Hakim Konstitusi, Enny Nurbaningsih menjelaskan pemisahan Pemilu Pusat dan Lokal tersebut, sejalan dengan keputusan MK sebelumnya No.55/PUU-XVII/2019 yang memuat tentang berbagai macam desain keserentakan pemilu. 

“Dalam putusan No.55/PUU-XVII/2019 tersebut, MK telah menegaskan model keserentakan yang dapat ditentukan oleh pembentuk UU, termasuk salah satu modelnya adalah pemisahan pemilu nasional dan pemilu lokal,” kata Enny kepada Media Indonesia pada Selasa (1/7). 

Catatan Evaluasi?

Berkaca pada pemilu serentak 2019 dan 2024 yang meninggalkan berbagai catatan evaluasi, MK mengatakan pemisahan pemilu nasional dan lokal penting dilakukan untuk menyederhanakan proses bagi pemilih, meningkatkan kualitas demokrasi, serta mengurangi beban berat bagi penyelenggara pemilu dan partai politik

“Dengan melihat praktik penyelenggaraan pemilu dan Pilkada yang berlangsung 2019 dan 2024, maka sebagai upaya mewujudkan pemilihan yang lebih demokratis ke depan dengan tetap menjaga keserentakan pemilu, maka pemisahan pemilu nasional dan pemilu lokal menjadi hal yang konstitusional,” ungkap Enny.

Mengubah Jadwal?

MK juga menekankan pemisahan pemilu ini tidak akan mengubah jadwal pemilu lima tahunan sebagaimana diatur dalam Pasal 22E UUD 1945, tetapi lebih kepada pengaturan jadwal pelaksanaan pemilu yang tidak dilakukan secara serentak.  

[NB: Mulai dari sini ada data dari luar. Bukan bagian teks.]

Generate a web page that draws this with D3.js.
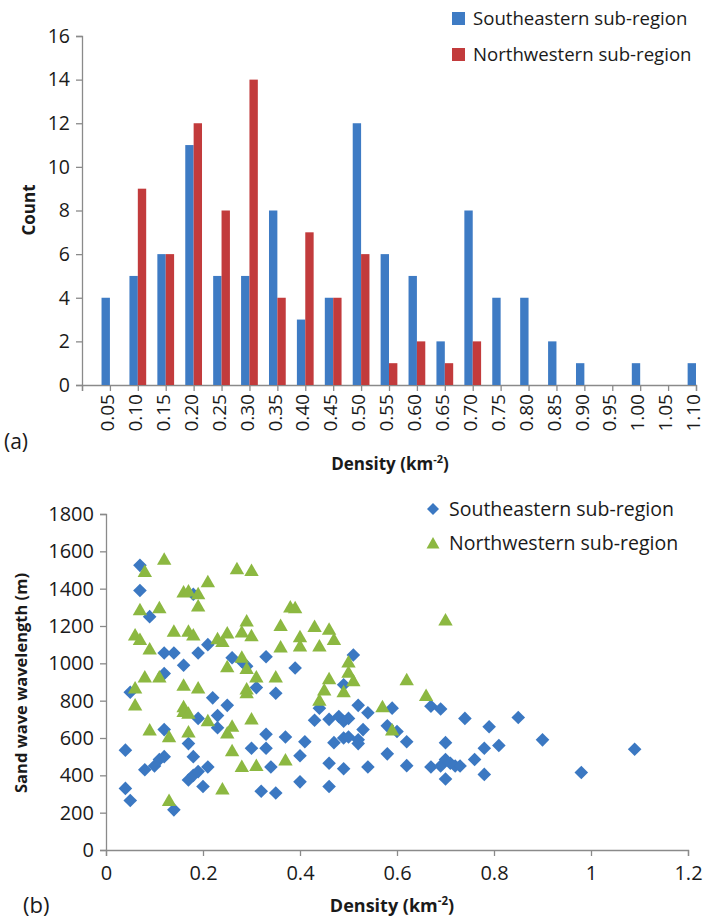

“Dalam kajian ini, tidak ada pelanggaran terhadap Pasal 22E UUD NRI 1945 terkait pemilu setiap 5 tahun sekali karena MK juga menegaskan agar pembentuk UU melakukan ‘constitutional engineering’ terkait dengan peralihannya,” tukas Enny. 

Harus Ditindaklanjuti?

Lebih jauh, Enny menuturkan putusan MK harus ditindaklanjuti oleh DPR. Di lain sisi, putusan tersebut memuat rekayasa konstitusi atau (constitutional engineering) sebagai sebagai petunjuk bagi DPR agar proses legislasi yang dibuat untuk menindaklanjuti putusan MK di masa transisi, tidak keluar dari kerangka yang sudah diputuskan. 

“Sebagaimana misalnya ketentuan peralihan yang pernah diatur dalam UU pilkada yang lalu untuk kepentingan pilkada serentak. Constitutional engineering dimaksud hanya untuk satu kali pemilihan sebagai konsekuensi masa transisi,” pungkasnya. 

Putusan MK?

Sebelumnya, Anggota Majelis Tinggi Partai NasDem Lestari Moerdijat (Rerie) menyebut putusan MK yang memisahkan pelaksanaan Pemilu nasional dan Pemilu lokal mulai 2029 merupakan pelanggaran terhadap UUD 1945.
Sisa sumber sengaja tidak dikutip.